Directions for this task:
Make an exact copy of the lines, leaving the pictures out.

Information shown:

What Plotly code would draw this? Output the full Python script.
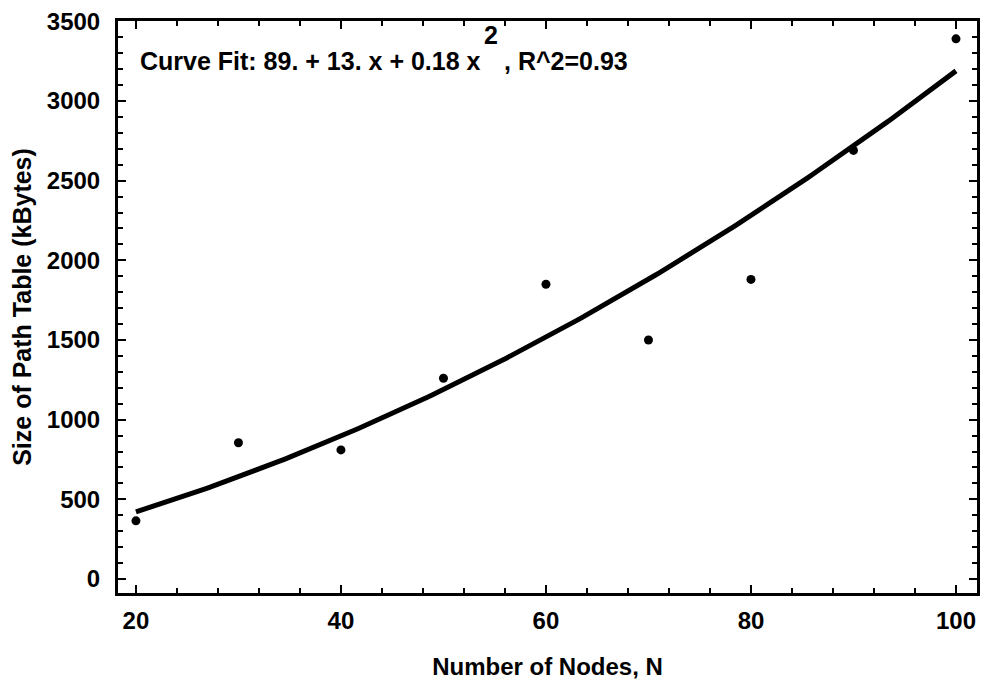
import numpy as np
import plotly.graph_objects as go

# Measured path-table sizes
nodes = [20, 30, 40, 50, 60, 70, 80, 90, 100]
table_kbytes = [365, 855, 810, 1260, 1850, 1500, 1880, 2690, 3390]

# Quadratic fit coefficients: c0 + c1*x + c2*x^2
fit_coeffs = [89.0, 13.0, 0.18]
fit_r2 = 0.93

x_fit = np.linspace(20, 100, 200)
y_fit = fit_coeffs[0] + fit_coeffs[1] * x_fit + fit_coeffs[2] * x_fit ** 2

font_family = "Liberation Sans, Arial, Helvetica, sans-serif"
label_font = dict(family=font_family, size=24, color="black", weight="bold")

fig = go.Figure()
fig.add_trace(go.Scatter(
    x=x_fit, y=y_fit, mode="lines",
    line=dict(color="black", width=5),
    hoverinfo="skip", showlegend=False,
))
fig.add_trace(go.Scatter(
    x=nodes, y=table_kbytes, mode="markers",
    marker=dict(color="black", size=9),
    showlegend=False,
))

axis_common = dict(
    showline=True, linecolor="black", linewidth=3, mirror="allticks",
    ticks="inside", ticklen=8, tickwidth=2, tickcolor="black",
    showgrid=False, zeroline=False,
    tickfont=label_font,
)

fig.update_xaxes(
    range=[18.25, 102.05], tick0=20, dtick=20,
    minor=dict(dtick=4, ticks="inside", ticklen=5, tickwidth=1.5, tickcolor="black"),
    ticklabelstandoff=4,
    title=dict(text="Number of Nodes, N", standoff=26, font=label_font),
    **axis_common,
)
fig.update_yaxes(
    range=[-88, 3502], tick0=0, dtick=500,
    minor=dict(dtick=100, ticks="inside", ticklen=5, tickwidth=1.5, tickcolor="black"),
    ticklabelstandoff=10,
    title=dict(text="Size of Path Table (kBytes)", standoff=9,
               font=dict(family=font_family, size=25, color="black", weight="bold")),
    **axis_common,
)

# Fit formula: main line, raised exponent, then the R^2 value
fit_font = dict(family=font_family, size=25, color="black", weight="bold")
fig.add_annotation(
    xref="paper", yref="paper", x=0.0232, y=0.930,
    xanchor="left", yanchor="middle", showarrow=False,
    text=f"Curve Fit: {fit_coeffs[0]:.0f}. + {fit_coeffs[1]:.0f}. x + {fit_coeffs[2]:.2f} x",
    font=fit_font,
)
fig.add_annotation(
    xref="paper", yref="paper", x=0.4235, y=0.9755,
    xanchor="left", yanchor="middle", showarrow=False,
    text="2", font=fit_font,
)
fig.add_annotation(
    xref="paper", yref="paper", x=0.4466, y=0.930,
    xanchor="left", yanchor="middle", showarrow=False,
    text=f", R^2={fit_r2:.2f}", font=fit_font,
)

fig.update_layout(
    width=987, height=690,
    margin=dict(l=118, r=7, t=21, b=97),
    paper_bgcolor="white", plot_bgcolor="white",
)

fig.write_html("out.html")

Exercise response:
What Plotly code would draw this? Output the full Python script.
import numpy as np
import plotly.graph_objects as go

# Measured path-table sizes
nodes = [20, 30, 40, 50, 60, 70, 80, 90, 100]
table_kbytes = [365, 855, 810, 1260, 1850, 1500, 1880, 2690, 3390]

# Quadratic fit coefficients: c0 + c1*x + c2*x^2
fit_coeffs = [89.0, 13.0, 0.18]
fit_r2 = 0.93

x_fit = np.linspace(20, 100, 200)
y_fit = fit_coeffs[0] + fit_coeffs[1] * x_fit + fit_coeffs[2] * x_fit ** 2

font_family = "Liberation Sans, Arial, Helvetica, sans-serif"
label_font = dict(family=font_family, size=24, color="black", weight="bold")

fig = go.Figure()
fig.add_trace(go.Scatter(
    x=x_fit, y=y_fit, mode="lines",
    line=dict(color="black", width=5),
    hoverinfo="skip", showlegend=False,
))
fig.add_trace(go.Scatter(
    x=nodes, y=table_kbytes, mode="markers",
    marker=dict(color="black", size=9),
    showlegend=False,
))

axis_common = dict(
    showline=True, linecolor="black", linewidth=3, mirror="allticks",
    ticks="inside", ticklen=8, tickwidth=2, tickcolor="black",
    showgrid=False, zeroline=False,
    tickfont=label_font,
)

fig.update_xaxes(
    range=[18.25, 102.05], tick0=20, dtick=20,
    minor=dict(dtick=4, ticks="inside", ticklen=5, tickwidth=1.5, tickcolor="black"),
    ticklabelstandoff=4,
    title=dict(text="Number of Nodes, N", standoff=26, font=label_font),
    **axis_common,
)
fig.update_yaxes(
    range=[-88, 3502], tick0=0, dtick=500,
    minor=dict(dtick=100, ticks="inside", ticklen=5, tickwidth=1.5, tickcolor="black"),
    ticklabelstandoff=10,
    title=dict(text="Size of Path Table (kBytes)", standoff=9,
               font=dict(family=font_family, size=25, color="black", weight="bold")),
    **axis_common,
)

# Fit formula: main line, raised exponent, then the R^2 value
fit_font = dict(family=font_family, size=25, color="black", weight="bold")
fig.add_annotation(
    xref="paper", yref="paper", x=0.0232, y=0.930,
    xanchor="left", yanchor="middle", showarrow=False,
    text=f"Curve Fit: {fit_coeffs[0]:.0f}. + {fit_coeffs[1]:.0f}. x + {fit_coeffs[2]:.2f} x",
    font=fit_font,
)
fig.add_annotation(
    xref="paper", yref="paper", x=0.4235, y=0.9755,
    xanchor="left", yanchor="middle", showarrow=False,
    text="2", font=fit_font,
)
fig.add_annotation(
    xref="paper", yref="paper", x=0.4466, y=0.930,
    xanchor="left", yanchor="middle", showarrow=False,
    text=f", R^2={fit_r2:.2f}", font=fit_font,
)

fig.update_layout(
    width=987, height=690,
    margin=dict(l=118, r=7, t=21, b=97),
    paper_bgcolor="white", plot_bgcolor="white",
)

fig.write_html("out.html")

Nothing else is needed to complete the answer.